Frostman told voters that: “It is time for our state to prioritize public education, repair our broken infrastructure, protect our public lands, and advance policies that help people succeed, like access to affordable healthcare and childcare.” Running in a waterfront district that is a popular vacation spot, he put particular emphasis on clean water and environmental issues, declaring that he would fight to “(conserve) the natural areas that make our corner of Wisconsin so incredibly special.”

The voters agreed, flipping a district that the Republican candidate won by 23 points in 2014 to one where Frostman prevailed by three points. The dramatic swing was the first Democratic win for the seat since the “Watergate election” of 1974.

The Republican Senate advantage is down to just 18-15. And Democrats have already identified the two seats they think they can flip in November and take the chamber.”

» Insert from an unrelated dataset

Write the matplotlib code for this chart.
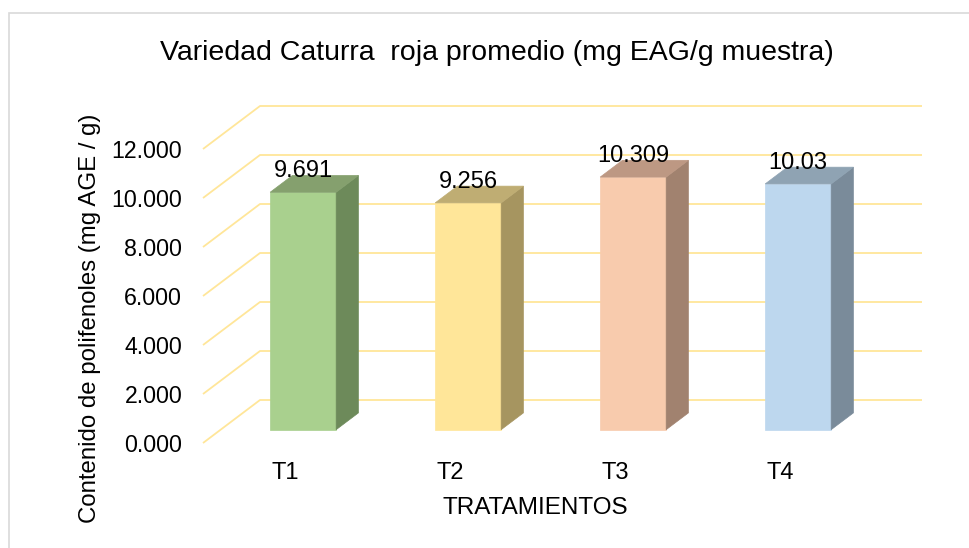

It’s worth admitting that the Democratic Party of Wisconsin has badly bungled state elections for the better part of a decade, and that there are more than a dozen candidates (many of them very bad) involved in the Democratic primary to face Walker. Were I betting, I would wager that Walker will win reelection. But I also think that there is a real possibility that even if he wins, Republicans lose their majority in the state Senate and full Republican control in the state (which has been nearly as bad for the state as full Republican control in Washington has been for the country) will be no more.